## Given request
Pictures are not part of the copy. Retype the lines from the first one through the line that contains "ax.spines[side].set_linewidth(1.3)".

## START Data extract

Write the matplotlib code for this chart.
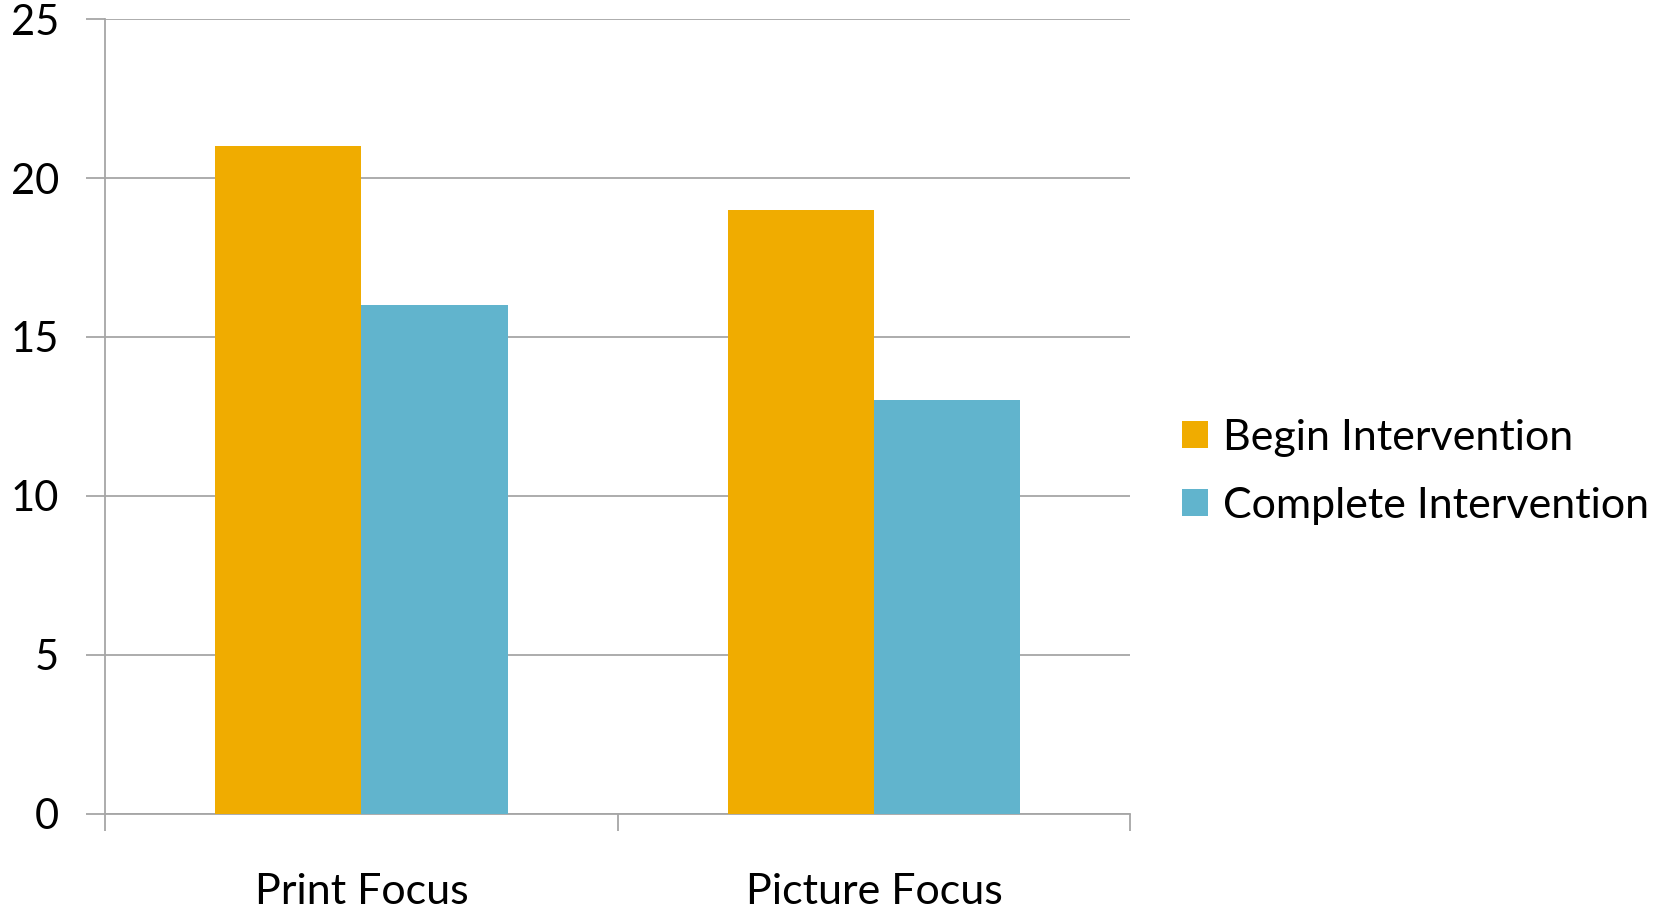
import matplotlib
matplotlib.use("Agg")
import matplotlib.pyplot as plt
import numpy as np

plt.rcParams['font.family'] = ['Lato', 'DejaVu Sans']

# data
categories = ['Print Focus', 'Picture Focus']
series_names = ['Begin Intervention', 'Complete Intervention']
begin_vals = [21, 19]
complete_vals = [16, 13]
y_ticks = [0, 5, 10, 15, 20, 25]
colors = ['#F0AC00', '#61B4CD']

fig = plt.figure(figsize=(16.81, 9.11), dpi=100)
ax = fig.add_axes([0.0625, 0.107, 0.61, 0.872])

x = np.arange(len(categories))
w = 0.285
ax.bar(x - w / 2, begin_vals, w, color=colors[0], label=series_names[0], zorder=3)
ax.bar(x + w / 2, complete_vals, w, color=colors[1], label=series_names[1], zorder=3)

grey = '#A6A6A6'
ax.set_xlim(-0.5, len(categories) - 0.5)
ax.set_ylim(0, 25)
ax.set_yticks(y_ticks)
ax.set_yticklabels([str(t) for t in y_ticks])
ax.yaxis.grid(True, color=grey, linewidth=1.3, zorder=0)

# x ticks sit on the category boundaries, labels in the middle
ax.set_xticks(np.arange(len(categories) + 1) - 0.5)
ax.set_xticklabels([])
ax.set_xticks(x, minor=True)
ax.set_xticklabels(categories, minor=True)
ax.tick_params(axis='x', which='major', length=12, width=1.3, color=grey)
ax.tick_params(axis='x', which='minor', length=0, pad=43, labelsize=31)
ax.tick_params(axis='y', length=14, width=1.3, color=grey, pad=19, labelsize=30)

for side in ['top', 'right']:
    ax.spines[side].set_visible(False)
for side in ['left', 'bottom']:
    ax.spines[side].set_color(grey)
    ax.spines[side].set_linewidth(1.3)

fig.legend(loc='center left', bbox_to_anchor=(0.703, 0.482), frameon=False,
           fontsize=31, handlelength=0.6, handleheight=0.6, handletextpad=0.35,
           labelspacing=0.7, borderpad=0, borderaxespad=0)

fig.savefig('out.png', dpi=100)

## END Data extract

## Expected output
Write the matplotlib code for this chart.
import matplotlib
matplotlib.use("Agg")
import matplotlib.pyplot as plt
import numpy as np

plt.rcParams['font.family'] = ['Lato', 'DejaVu Sans']

# data
categories = ['Print Focus', 'Picture Focus']
series_names = ['Begin Intervention', 'Complete Intervention']
begin_vals = [21, 19]
complete_vals = [16, 13]
y_ticks = [0, 5, 10, 15, 20, 25]
colors = ['#F0AC00', '#61B4CD']

fig = plt.figure(figsize=(16.81, 9.11), dpi=100)
ax = fig.add_axes([0.0625, 0.107, 0.61, 0.872])

x = np.arange(len(categories))
w = 0.285
ax.bar(x - w / 2, begin_vals, w, color=colors[0], label=series_names[0], zorder=3)
ax.bar(x + w / 2, complete_vals, w, color=colors[1], label=series_names[1], zorder=3)

grey = '#A6A6A6'
ax.set_xlim(-0.5, len(categories) - 0.5)
ax.set_ylim(0, 25)
ax.set_yticks(y_ticks)
ax.set_yticklabels([str(t) for t in y_ticks])
ax.yaxis.grid(True, color=grey, linewidth=1.3, zorder=0)

# x ticks sit on the category boundaries, labels in the middle
ax.set_xticks(np.arange(len(categories) + 1) - 0.5)
ax.set_xticklabels([])
ax.set_xticks(x, minor=True)
ax.set_xticklabels(categories, minor=True)
ax.tick_params(axis='x', which='major', length=12, width=1.3, color=grey)
ax.tick_params(axis='x', which='minor', length=0, pad=43, labelsize=31)
ax.tick_params(axis='y', length=14, width=1.3, color=grey, pad=19, labelsize=30)

for side in ['top', 'right']:
    ax.spines[side].set_visible(False)
for side in ['left', 'bottom']:
    ax.spines[side].set_color(grey)
    ax.spines[side].set_linewidth(1.3)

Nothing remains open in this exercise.